A team of scientists is using the pattern-detecting power of supercomputers to find important relationships among genes that may be responsible for traits in plants. The impetus for the project came from Pat Schnable at Iowa State University, USA, and Dan Nettleton, a statistician at the university. Their group was searching for pairs of genes involved in important traits and while the project is quite new, it is making important strides in terms of developing the methodologies for statistical association studies.
‘It’s getting cheaper every day to find out every letter in the DNA of all of the genes for many plants,’ said Steve Welch, professor of agronomy at Kansas State University, and member of the project team. ‘But it leaves you with terabytes of information you have to sort through and not just find the single genes that may be controlling traits, but to also look for the combinations. That’s the frontier right now: how do we start looking for combinations of genes?’
One of the main ways scientists ‘sort through’ large datasets—whether genetic information or exoplanets—is by using high-performance computers. In doing so, researchers transform their scientific problem into mathematical equations that are simulated via parallel computing. The team developed an algorithm to find genetic associations, but early estimates suggested it would take 1,600 years using conventional hardware and software approaches to complete a simplified version of his problem.
Working with Lars Koesterke, a performance evaluation and optimisation expert at the Texas Advanced Computing Center (TACC), the team simplified the mathematics of the problem, converted the code from Python to MPI (Message Passing Interface: a language for parallel computing), and got it to run on the Ranger supercomputer. In doing so, Koesterke made the code run 3.2 million times faster, according to Welch, reducing the time to solution from 1,600 years to 4.5 hours, while at the same time increasing the number of iterations by an order of magnitude, improving the accuracy of the studies.
Treating software optimisation like an engineering problem, Koesterke created several different kernels — the inner, most important loop of the code — where the logic was changed in each, to see how the order of different procedures impacted the speed. He made the code run fast by eliminating unnecessary arithmetic and making aspects of the solution small enough to reside on the Level 2 cache (a shallow pocket of storage near the processor).

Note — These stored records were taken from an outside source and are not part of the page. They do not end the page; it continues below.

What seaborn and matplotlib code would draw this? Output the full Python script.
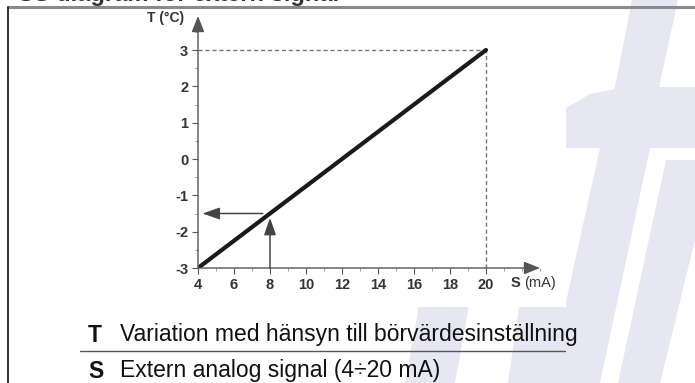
import matplotlib
matplotlib.use("Agg")
import matplotlib.pyplot as plt
from matplotlib.patches import Polygon, Rectangle
from matplotlib.lines import Line2D
from matplotlib.ticker import MultipleLocator
import seaborn as sns

# Characteristic: external signal S (mA) -> set point variation T (°C)
signal_ma = [4, 20]
variation_c = [-3, 3]
x_ticks = [4, 6, 8, 10, 12, 14, 16, 18, 20]
y_ticks = [-3, -2, -1, 0, 1, 2, 3]
example_s = 8
example_t = -1.5

legend_keys = ["T", "S"]
legend_texts = ["Variation med hänsyn till börvärdesinställning",
                "Extern analog signal (4÷20 mA)"]

sns.set_style("white")
plt.rcParams["font.family"] = ["Liberation Sans", "DejaVu Sans"]

W, H = 695, 383
fig = plt.figure(figsize=(W / 100, H / 100), dpi=100)
fig.patch.set_facecolor("white")


def fx(px):
    return px / W


def fy(py):
    return 1 - py / H


# faint logo watermark in the page background
wm = "#e6e7f3"
shapes = [
    [(632, 0), (678, 0), (658, 92), (614, 92)],
    [(566, 108), (590, 94), (625, 87), (695, 87), (695, 148), (566, 148)],
    [(600, 148), (650, 148), (600, 383), (548, 383)],
    [(666, 160), (695, 160), (695, 240), (660, 383), (618, 383)],
    [(420, 300), (470, 300), (455, 383), (405, 383)],
    [(520, 300), (566, 300), (552, 383), (508, 383)],
]
for pts in shapes:
    fig.add_artist(Polygon([(fx(a), fy(b)) for a, b in pts], closed=True,
                           facecolor=wm, edgecolor="none",
                           transform=fig.transFigure, zorder=0))
# white backing of the diagram
fig.add_artist(Rectangle((fx(140), fy(307)), fx(566 - 140), (307 - 10) / H,
                         facecolor="white", edgecolor="none",
                         transform=fig.transFigure, zorder=0.5))

# page frame
fig.add_artist(Line2D([fx(8), fx(695)], [fy(7), fy(7)], color="#8a8a8a",
                      lw=2.2, transform=fig.transFigure, zorder=3))
fig.add_artist(Line2D([fx(8), fx(8)], [fy(7), fy(383)], color="#222222",
                      lw=1.3, transform=fig.transFigure, zorder=3))
fig.text(fx(18), fy(1.5), "SS diagram för extern signal", fontsize=17,
         fontweight="bold", color="#333333", ha="left", va="baseline")

# axes geometry: S 4..23, T -3..3.99
x0, x1 = 198, 540
y_top, y_bot = 16, 268
ax = fig.add_axes([fx(x0), fy(y_bot), (x1 - x0) / W, (y_bot - y_top) / H])
ax.set_zorder(2)
ax.patch.set_alpha(0)
ax.set_xlim(4, 4 + (x1 - x0) / 18)
ax.set_ylim(-3, 3 + (50 - y_top) / 36.33)
for sp in ax.spines.values():
    sp.set_visible(False)

axis_col = "#555555"
arrow_kw = dict(arrowstyle="-|>,head_length=0.7,head_width=0.28",
                color="#333333", lw=1.0, shrinkA=0, shrinkB=0,
                mutation_scale=14)
ax.annotate("", xy=(ax.get_xlim()[1], -3), xytext=(4, -3),
            arrowprops=dict(arrow_kw, color=axis_col), annotation_clip=False)
ax.annotate("", xy=(4, ax.get_ylim()[1]), xytext=(4, -3),
            arrowprops=dict(arrow_kw, color=axis_col), annotation_clip=False)

ax.set_xticks(x_ticks)
ax.set_yticks(y_ticks)
ax.set_xticklabels([str(v) for v in x_ticks])
ax.set_yticklabels([str(v) for v in y_ticks])
ax.xaxis.set_minor_locator(MultipleLocator(1))
ax.yaxis.set_minor_locator(MultipleLocator(0.5))
ax.tick_params(axis="both", which="major", direction="out", length=4,
               width=0.8, color=axis_col, labelsize=10.5, labelcolor="#333333",
               pad=3)
ax.tick_params(axis="both", which="minor", direction="out", length=2.5,
               width=0.6, color="#888888")
ax.tick_params(axis="x", which="both", bottom=True)
ax.tick_params(axis="y", which="both", left=True)
for lab in ax.get_xticklabels() + ax.get_yticklabels():
    lab.set_fontweight("bold")

# dashed guides to the end point
ax.plot([signal_ma[0], signal_ma[1]], [variation_c[1], variation_c[1]],
        color="#777777", lw=1, dashes=(3, 2))
ax.plot([signal_ma[1], signal_ma[1]], [variation_c[0], variation_c[1]],
        color="#777777", lw=1, dashes=(3, 2))

# characteristic line
sns.lineplot(x=signal_ma, y=variation_c, ax=ax, color="#1a1a1a", lw=3,
             solid_capstyle="round")

# reading example
ref_kw = dict(arrowstyle="-|>,head_length=0.8,head_width=0.28",
              color="#444444", lw=1.1, shrinkA=0, shrinkB=0, mutation_scale=13)
ax.annotate("", xy=(example_s, example_t - 0.12), xytext=(example_s, -3),
            arrowprops=ref_kw)
ax.annotate("", xy=(4.25, example_t), xytext=(example_s - 0.4, example_t),
            arrowprops=ref_kw)

# axis titles
fig.text(fx(184), fy(18), "T (°C)", ha="right", va="center", fontsize=10,
         fontweight="bold", color="#333333", zorder=3)
fig.text(fx(511), fy(283), "S", fontsize=10.5, fontweight="bold",
         color="#333333", ha="left", va="center", zorder=3)
fig.text(fx(524), fy(283), "(mA)", fontsize=10.5, color="#333333",
         ha="left", va="center", zorder=3)

# legend rows below the diagram
rows_y = [335, 371]
for key, txt, yy in zip(legend_keys, legend_texts, rows_y):
    fig.text(fx(88), fy(yy), key, fontsize=16.5, fontweight="bold",
             color="#111111", ha="left", va="center", zorder=3)
    fig.text(fx(120), fy(yy), txt, fontsize=16.5, color="#111111",
             ha="left", va="center", zorder=3)
fig.add_artist(Line2D([fx(80), fx(565)], [fy(351), fy(351)], color="#555555",
                      lw=1, transform=fig.transFigure, zorder=3))

fig.savefig("out.png", dpi=100)
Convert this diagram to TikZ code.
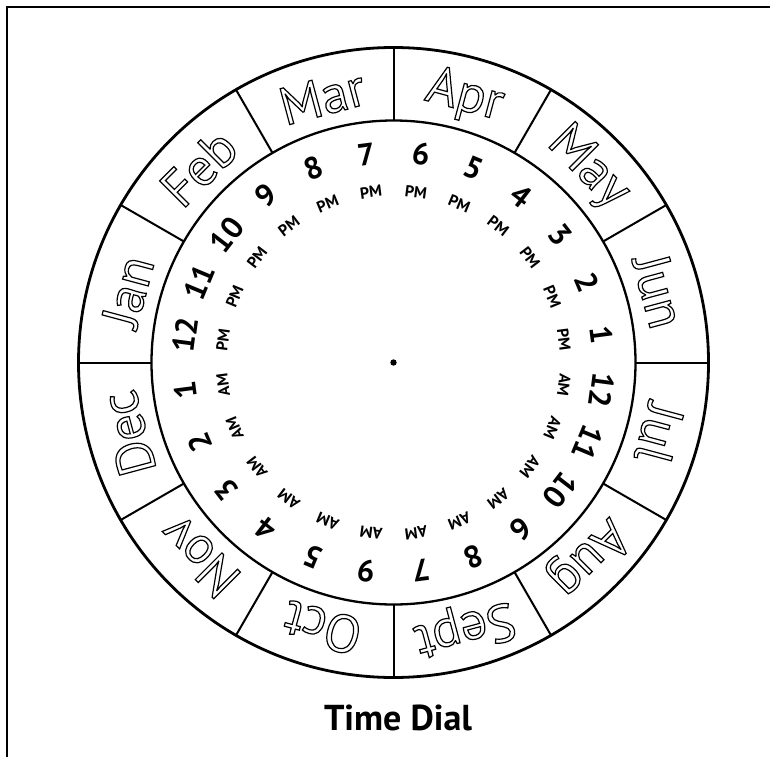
\documentclass[tikz,border=0pt]{standalone}
\usepackage{fontspec}
\setmainfont{PT Sans}
\usetikzlibrary{calc}
\newcommand\hollowtext[1]{\special{pdf:literal direct 1 Tr 1.2 w 0 G}#1\special{pdf:literal direct 0 Tr}}
\tikzset{
  frameline/.style={line width=2.4pt},
  outerring/.style={line width=2.8pt},
  innerring/.style={line width=2.3pt},
  divider/.style={line width=2pt},
  monthlabel/.style={inner sep=0pt, font=\fontsize{53}{53}\selectfont},
  hourlabel/.style={inner sep=0pt, font=\bfseries\fontsize{31}{31}\selectfont},
  ampmlabel/.style={inner sep=0pt, font=\bfseries\fontsize{16}{16}\selectfont},
  titlelabel/.style={inner sep=0pt, font=\bfseries\fontsize{36}{36}\selectfont}
}
\begin{document}
\begin{tikzpicture}[x=1pt,y=1pt]
\useasboundingbox (0,-757) rectangle (770,0);
\coordinate (fbl) at (7,-757);
\coordinate (ftl) at (7,-7);
\coordinate (ftr) at (770,-7);
\draw[frameline] (fbl) -- (ftl) -- (ftr);
\coordinate (c) at (393.5,-362.5);
\draw[outerring] (c) circle[radius=315];
\draw[innerring] (c) circle[radius=242];
\foreach \a in {0,30,...,330}{
  \coordinate (din\a) at ($(c)+(\a:242)$);
  \coordinate (dout\a) at ($(c)+(\a:315)$);
  \draw[divider] (din\a) -- (dout\a);
}
\foreach \a/\m in {105/Mar,75/Apr,45/May,15/Jun,-15/Jul,-45/Aug,-75/Sept,-105/Oct,-135/Nov,-165/Dec,165/Jan,135/Feb}{
  \pgfmathsetmacro{\mrot}{\a-90}
  \node[monthlabel, rotate=\mrot] (m\m) at ($(c)+(\a:275)$) {\hollowtext{\m}};
}
\foreach \k/\hh/\pp/\flipval in {0/7/PM/0,1/8/PM/0,2/9/PM/0,3/10/PM/0,4/11/PM/0,5/12/PM/0,6/1/AM/0,7/2/AM/0,8/3/AM/0,9/4/AM/0,10/5/AM/0,11/6/AM/180,12/7/AM/0,13/8/AM/0,14/9/AM/180,15/10/AM/0,16/11/AM/0,17/12/AM/0,18/1/PM/0,19/2/PM/0,20/3/PM/0,21/4/PM/0,22/5/PM/0,23/6/PM/0}{
  \pgfmathsetmacro{\ang}{97.5+15*\k}
  \pgfmathsetmacro{\prot}{\ang-90}
  \pgfmathsetmacro{\hrot}{\ang-90+\flipval}
  \node[hourlabel, rotate=\hrot] (h\k) at ($(c)+(\ang:210)$) {\hh};
  \node[ampmlabel, rotate=\prot] (p\k) at ($(c)+(\ang:172)$) {\pp};
}
\fill (c) circle[radius=3.2];
\node[titlelabel] (title) at (398,-718) {Time Dial};
\end{tikzpicture}
\end{document}
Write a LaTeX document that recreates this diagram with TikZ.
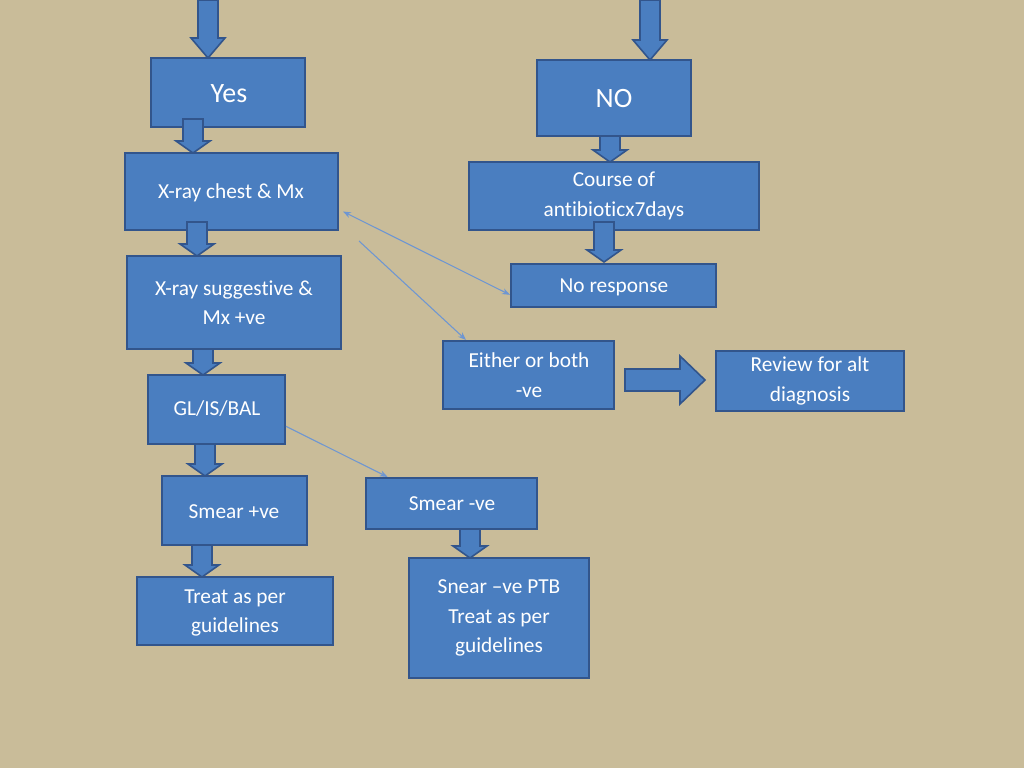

Speaking to Scientific Computing World, Koesterke said that if you can improve the speed of a code by a factor of two, scientists wait half the time to execute or solve something, ‘but if you improve the speed of the code by a factor of 100,000, they are able to tackle questions that would have taken exponentially longer. And improving codes to this degree enables scientists to take their research in completely new directions that they would have never thought possible before.’
Steve Welch, who is serving as a scientist-in-residence at TACC during his sabbatical from Kansas State University, added that the team was able to produce a working code in a relatively short period of time. ‘At that point in time none of us working on the biology side were really familiar with the power of supercomputing. What was really astonishing to us was that when the proper language is used, and an expertise is brought to bear from a supercomputing code optimisation perspective, enormous speed-ups are achievable that expand the realm of the possible.’